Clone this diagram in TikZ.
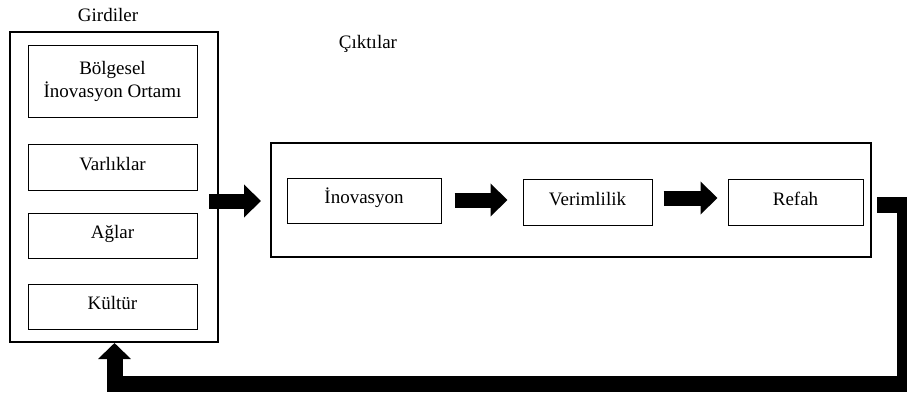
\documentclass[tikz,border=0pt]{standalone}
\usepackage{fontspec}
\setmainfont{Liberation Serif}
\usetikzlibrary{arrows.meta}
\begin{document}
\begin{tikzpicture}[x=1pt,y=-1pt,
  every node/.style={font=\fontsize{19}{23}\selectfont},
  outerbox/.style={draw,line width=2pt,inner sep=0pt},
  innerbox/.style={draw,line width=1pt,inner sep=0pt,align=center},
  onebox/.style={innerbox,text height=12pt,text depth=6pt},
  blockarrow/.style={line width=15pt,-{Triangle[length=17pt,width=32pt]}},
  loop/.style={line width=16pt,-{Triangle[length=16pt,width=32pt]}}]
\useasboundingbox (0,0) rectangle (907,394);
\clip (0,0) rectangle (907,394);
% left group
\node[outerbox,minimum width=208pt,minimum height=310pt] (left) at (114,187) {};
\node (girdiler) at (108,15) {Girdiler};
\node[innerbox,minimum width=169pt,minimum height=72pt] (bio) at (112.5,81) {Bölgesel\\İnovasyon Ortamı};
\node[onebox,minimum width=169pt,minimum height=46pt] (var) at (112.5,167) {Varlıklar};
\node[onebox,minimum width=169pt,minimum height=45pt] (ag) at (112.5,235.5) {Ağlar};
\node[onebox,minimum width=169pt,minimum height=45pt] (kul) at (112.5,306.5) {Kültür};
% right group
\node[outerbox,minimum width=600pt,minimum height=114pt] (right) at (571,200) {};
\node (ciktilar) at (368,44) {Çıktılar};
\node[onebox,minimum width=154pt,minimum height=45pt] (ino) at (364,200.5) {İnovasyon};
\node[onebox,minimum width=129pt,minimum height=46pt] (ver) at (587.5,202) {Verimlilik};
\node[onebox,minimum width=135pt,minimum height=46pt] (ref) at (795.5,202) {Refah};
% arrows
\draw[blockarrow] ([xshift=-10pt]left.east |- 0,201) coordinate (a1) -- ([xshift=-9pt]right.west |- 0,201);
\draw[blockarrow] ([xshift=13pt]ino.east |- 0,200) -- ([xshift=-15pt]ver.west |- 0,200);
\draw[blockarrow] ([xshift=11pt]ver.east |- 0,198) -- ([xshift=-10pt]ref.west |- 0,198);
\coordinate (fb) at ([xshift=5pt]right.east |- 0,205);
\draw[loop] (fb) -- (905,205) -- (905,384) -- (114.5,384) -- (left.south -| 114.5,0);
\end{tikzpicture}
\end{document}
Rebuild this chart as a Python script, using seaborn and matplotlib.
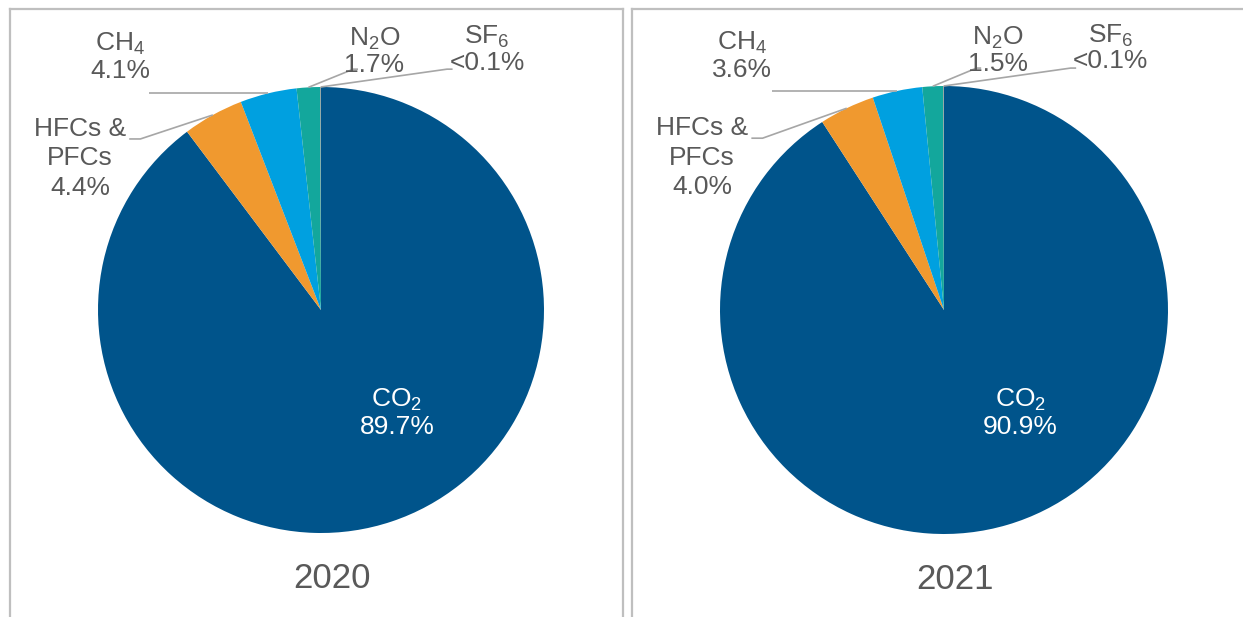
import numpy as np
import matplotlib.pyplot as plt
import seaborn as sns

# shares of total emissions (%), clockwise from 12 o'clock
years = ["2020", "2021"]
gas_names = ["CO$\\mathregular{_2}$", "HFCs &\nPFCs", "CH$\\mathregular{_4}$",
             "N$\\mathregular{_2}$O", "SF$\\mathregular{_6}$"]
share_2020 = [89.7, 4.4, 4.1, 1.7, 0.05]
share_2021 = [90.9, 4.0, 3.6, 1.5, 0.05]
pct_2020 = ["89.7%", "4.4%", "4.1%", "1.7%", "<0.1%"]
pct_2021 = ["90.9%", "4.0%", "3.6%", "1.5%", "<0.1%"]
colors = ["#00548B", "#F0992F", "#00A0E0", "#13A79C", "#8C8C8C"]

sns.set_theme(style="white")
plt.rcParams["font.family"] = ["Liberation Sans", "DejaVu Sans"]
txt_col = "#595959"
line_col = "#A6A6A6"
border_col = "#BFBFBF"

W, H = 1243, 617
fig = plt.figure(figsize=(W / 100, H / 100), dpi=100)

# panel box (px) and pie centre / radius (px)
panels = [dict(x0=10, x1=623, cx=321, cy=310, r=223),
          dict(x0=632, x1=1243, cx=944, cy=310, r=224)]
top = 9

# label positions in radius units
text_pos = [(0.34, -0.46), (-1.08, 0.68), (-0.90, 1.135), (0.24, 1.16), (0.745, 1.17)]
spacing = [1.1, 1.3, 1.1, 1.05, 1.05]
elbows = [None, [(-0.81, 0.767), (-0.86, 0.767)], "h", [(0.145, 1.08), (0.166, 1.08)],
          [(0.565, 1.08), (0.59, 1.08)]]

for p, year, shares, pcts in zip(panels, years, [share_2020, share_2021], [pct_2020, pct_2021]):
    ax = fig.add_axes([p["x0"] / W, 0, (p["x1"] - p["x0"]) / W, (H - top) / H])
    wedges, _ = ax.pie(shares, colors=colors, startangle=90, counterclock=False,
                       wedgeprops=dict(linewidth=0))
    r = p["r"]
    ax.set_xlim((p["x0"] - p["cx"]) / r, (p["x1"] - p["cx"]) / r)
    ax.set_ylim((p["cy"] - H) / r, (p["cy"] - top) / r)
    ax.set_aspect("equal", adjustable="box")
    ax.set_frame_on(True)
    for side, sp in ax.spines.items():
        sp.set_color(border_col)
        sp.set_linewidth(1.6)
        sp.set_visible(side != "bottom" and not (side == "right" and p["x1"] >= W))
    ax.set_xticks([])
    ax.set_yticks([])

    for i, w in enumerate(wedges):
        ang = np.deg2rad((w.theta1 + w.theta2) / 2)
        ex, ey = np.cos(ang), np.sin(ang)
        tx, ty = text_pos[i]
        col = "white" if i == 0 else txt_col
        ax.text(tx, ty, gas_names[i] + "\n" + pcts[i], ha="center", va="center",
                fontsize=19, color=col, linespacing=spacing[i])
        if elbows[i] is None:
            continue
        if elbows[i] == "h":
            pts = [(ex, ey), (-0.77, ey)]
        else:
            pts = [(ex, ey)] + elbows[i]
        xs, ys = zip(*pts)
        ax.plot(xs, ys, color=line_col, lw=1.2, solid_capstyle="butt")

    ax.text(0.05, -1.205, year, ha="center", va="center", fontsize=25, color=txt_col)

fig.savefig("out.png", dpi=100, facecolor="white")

● YOUR GOAL
Leave out the pictures and reproduce the rest of the listing exactly.

● FULL OUTPUT
Clone this diagram in TikZ.
\documentclass[tikz,border=0pt]{standalone}
\usepackage{fontspec}
\setmainfont{Liberation Serif}
\usetikzlibrary{arrows.meta}
\begin{document}
\begin{tikzpicture}[x=1pt,y=-1pt,
  every node/.style={font=\fontsize{19}{23}\selectfont},
  outerbox/.style={draw,line width=2pt,inner sep=0pt},
  innerbox/.style={draw,line width=1pt,inner sep=0pt,align=center},
  onebox/.style={innerbox,text height=12pt,text depth=6pt},
  blockarrow/.style={line width=15pt,-{Triangle[length=17pt,width=32pt]}},
  loop/.style={line width=16pt,-{Triangle[length=16pt,width=32pt]}}]
\useasboundingbox (0,0) rectangle (907,394);
\clip (0,0) rectangle (907,394);
% left group
\node[outerbox,minimum width=208pt,minimum height=310pt] (left) at (114,187) {};
\node (girdiler) at (108,15) {Girdiler};
\node[innerbox,minimum width=169pt,minimum height=72pt] (bio) at (112.5,81) {Bölgesel\\İnovasyon Ortamı};
\node[onebox,minimum width=169pt,minimum height=46pt] (var) at (112.5,167) {Varlıklar};
\node[onebox,minimum width=169pt,minimum height=45pt] (ag) at (112.5,235.5) {Ağlar};
\node[onebox,minimum width=169pt,minimum height=45pt] (kul) at (112.5,306.5) {Kültür};
% right group
\node[outerbox,minimum width=600pt,minimum height=114pt] (right) at (571,200) {};
\node (ciktilar) at (368,44) {Çıktılar};
\node[onebox,minimum width=154pt,minimum height=45pt] (ino) at (364,200.5) {İnovasyon};
\node[onebox,minimum width=129pt,minimum height=46pt] (ver) at (587.5,202) {Verimlilik};
\node[onebox,minimum width=135pt,minimum height=46pt] (ref) at (795.5,202) {Refah};
% arrows
\draw[blockarrow] ([xshift=-10pt]left.east |- 0,201) coordinate (a1) -- ([xshift=-9pt]right.west |- 0,201);
\draw[blockarrow] ([xshift=13pt]ino.east |- 0,200) -- ([xshift=-15pt]ver.west |- 0,200);
\draw[blockarrow] ([xshift=11pt]ver.east |- 0,198) -- ([xshift=-10pt]ref.west |- 0,198);
\coordinate (fb) at ([xshift=5pt]right.east |- 0,205);
\draw[loop] (fb) -- (905,205) -- (905,384) -- (114.5,384) -- (left.south -| 114.5,0);
\end{tikzpicture}
\end{document}
Rebuild this chart as a Python script, using seaborn and matplotlib.
import numpy as np
import matplotlib.pyplot as plt
import seaborn as sns

# shares of total emissions (%), clockwise from 12 o'clock
years = ["2020", "2021"]
gas_names = ["CO$\\mathregular{_2}$", "HFCs &\nPFCs", "CH$\\mathregular{_4}$",
             "N$\\mathregular{_2}$O", "SF$\\mathregular{_6}$"]
share_2020 = [89.7, 4.4, 4.1, 1.7, 0.05]
share_2021 = [90.9, 4.0, 3.6, 1.5, 0.05]
pct_2020 = ["89.7%", "4.4%", "4.1%", "1.7%", "<0.1%"]
pct_2021 = ["90.9%", "4.0%", "3.6%", "1.5%", "<0.1%"]
colors = ["#00548B", "#F0992F", "#00A0E0", "#13A79C", "#8C8C8C"]

sns.set_theme(style="white")
plt.rcParams["font.family"] = ["Liberation Sans", "DejaVu Sans"]
txt_col = "#595959"
line_col = "#A6A6A6"
border_col = "#BFBFBF"

W, H = 1243, 617
fig = plt.figure(figsize=(W / 100, H / 100), dpi=100)

# panel box (px) and pie centre / radius (px)
panels = [dict(x0=10, x1=623, cx=321, cy=310, r=223),
          dict(x0=632, x1=1243, cx=944, cy=310, r=224)]
top = 9

# label positions in radius units
text_pos = [(0.34, -0.46), (-1.08, 0.68), (-0.90, 1.135), (0.24, 1.16), (0.745, 1.17)]
spacing = [1.1, 1.3, 1.1, 1.05, 1.05]
elbows = [None, [(-0.81, 0.767), (-0.86, 0.767)], "h", [(0.145, 1.08), (0.166, 1.08)],
          [(0.565, 1.08), (0.59, 1.08)]]

for p, year, shares, pcts in zip(panels, years, [share_2020, share_2021], [pct_2020, pct_2021]):
    ax = fig.add_axes([p["x0"] / W, 0, (p["x1"] - p["x0"]) / W, (H - top) / H])
    wedges, _ = ax.pie(shares, colors=colors, startangle=90, counterclock=False,
                       wedgeprops=dict(linewidth=0))
    r = p["r"]
    ax.set_xlim((p["x0"] - p["cx"]) / r, (p["x1"] - p["cx"]) / r)
    ax.set_ylim((p["cy"] - H) / r, (p["cy"] - top) / r)
    ax.set_aspect("equal", adjustable="box")
    ax.set_frame_on(True)
    for side, sp in ax.spines.items():
        sp.set_color(border_col)
        sp.set_linewidth(1.6)
        sp.set_visible(side != "bottom" and not (side == "right" and p["x1"] >= W))
    ax.set_xticks([])
    ax.set_yticks([])

    for i, w in enumerate(wedges):
        ang = np.deg2rad((w.theta1 + w.theta2) / 2)
        ex, ey = np.cos(ang), np.sin(ang)
        tx, ty = text_pos[i]
        col = "white" if i == 0 else txt_col
        ax.text(tx, ty, gas_names[i] + "\n" + pcts[i], ha="center", va="center",
                fontsize=19, color=col, linespacing=spacing[i])
        if elbows[i] is None:
            continue
        if elbows[i] == "h":
            pts = [(ex, ey), (-0.77, ey)]
        else:
            pts = [(ex, ey)] + elbows[i]
        xs, ys = zip(*pts)
        ax.plot(xs, ys, color=line_col, lw=1.2, solid_capstyle="butt")

    ax.text(0.05, -1.205, year, ha="center", va="center", fontsize=25, color=txt_col)

fig.savefig("out.png", dpi=100, facecolor="white")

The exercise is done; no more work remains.